MK Merav Michaeli
MK Merav MichaeliFlash 90

Two genderist MKs from Labor – Merav Michaeli and Stav Shaffir – fired off an angry letter to Education Minister Naftali Bennett Thursday, alleging that a joint Unity Day ceremony held by a yeshiva and a non-religious school was “degrading and humiliating” to women.

Unity Day was marked throughout Israel for the first time Wednesday, at the initiative of Jerusalem Mayor Nir Barkat, in memory of the abduction and murder of the three yeshiva students – Gilad Sha'ar, Naftali Frenkel and Eyal Yifrah – and the unity that was felt throughout Israel after their abduction.

The reason for the MKs' ire was a joint decision by the yeshiva and the school, not to feature girls' singing on stage – in keeping with a halachic precept that is widely accepted among leading rabbis, which looks askance at performances by women before male or mixed-sex audiences.

The controversy erupted around Wednesday's Unity Day event, which was held jointly by high school yeshiva Mekor Chaim, located in the Gush Etzion area, and the Dror Experimental Educational Center, a large non-religious high school in the Lev Hasharon Regional Council area in central Israel.

Two of the murdered teens - Naftali and Gilad - were students at Mekor Chaim.

'Degrading and humiliating'

Some parents of students at Dror turned to MKs Michaeli and Shaffir, both from the Zionist Union, who in turn called on Bennett to intervene.

“How can we celebrate a day of unity while degrading and humiliating half the population?” Michaeli asked in a letter sent to Bennett on Tuesday.

According to one of the parents who complained to the MKs, Shabtai Kaminer, a suggestion was made that a girl the Dror School's choir accompany him on stage, but this idea was vetoed by the yeshiva, because the choir includes girls and the audience includes the yeshiva boys.

However, Ariella Ben-Ari, the principal of the Dror school, said in a Channel 10 television interview that the decision was made in cooperation with the yeshiva administration and at the yeshiva's request, but denied vehemently that any threats were involved, and explained that the whole idea of the ceremony was that people with different beliefs learn to live with each other.

"If we continue to sing to ourselves and talk to ourselves," she asked, "then where is the meeting? With ourselves? Do we need to convince the convinced?”

Amir Ben Gal, the yeshiva’s principal, who was also interviewed by the television program, said that the yeshiva indeed told the high school that it would feel “uncomfortable” with female singing in the ceremony. 

'The girls' feelings are hurt'

In the letter to Bennett, Michaeli noted that the Supreme Court has banned what genderists term “the exclusion of women from the public sphere.”
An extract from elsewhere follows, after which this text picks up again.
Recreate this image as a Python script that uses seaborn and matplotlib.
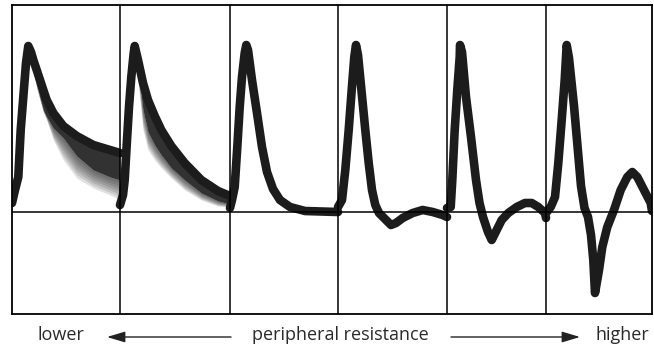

“If the issue is of hurt feelings, the feelings of the girls who sing and women in general are hurt no less than the religious feelings of men,” she argued. She added in a televised interview: "The event centers on unity. Are we only honoring unity between men?"

Shaffir, who went to high school at Dror, said on Wednesday, “It is not permissible to exclude women from the public sphere under the guise of unity. I expect Minister Naftali Bennett, who will be hosted at the ceremony today, to intervene immediately and condemn this worrisome phenomenon in his speech.”

Kolech, a New Israel Fund organization that describes itself as “Orthodox feminist,” also weighed in, saying: “We feel a sense of missed opportunity when, specifically on this day, we again see the blatantly unnecessary exclusion of women.” It called on Bennett, and on the male and female educators in the state-religious education system, “to let go of their perceptions of exclusion and division between those of differing opinions and genders.”

The Education Ministry said that “The character of the event was determined, through agreement, between representatives of the participating educational institutions and the representatives of the Dror High School parents' association.

Yeshivat Makor Chaim was established in 1985 under the visionary leadership of Rabbi Adin Steinsaltz (Even Israel) and is defined as “neo-hassidic.” The Dror Center serves over 2,000 students in 7th to 12th grade from 18 communities, a few of which are religious. 

Herzog's trouble with unity

Labor Party head MK Yitzchak Herzog also had trouble living up to the idea of Unity Day when he and Minister Bennett jointly taught a civics lesson to Israeli student on Monday.

“In the election, lines were crossed,” he said. "Bennett's party claimed that I, Tzipi Livni and Professor [Yossi] Yonah are anti-Zionist and I believe a red line was crossed. Besides that, these things constitute libel. These are things one cannot forget.”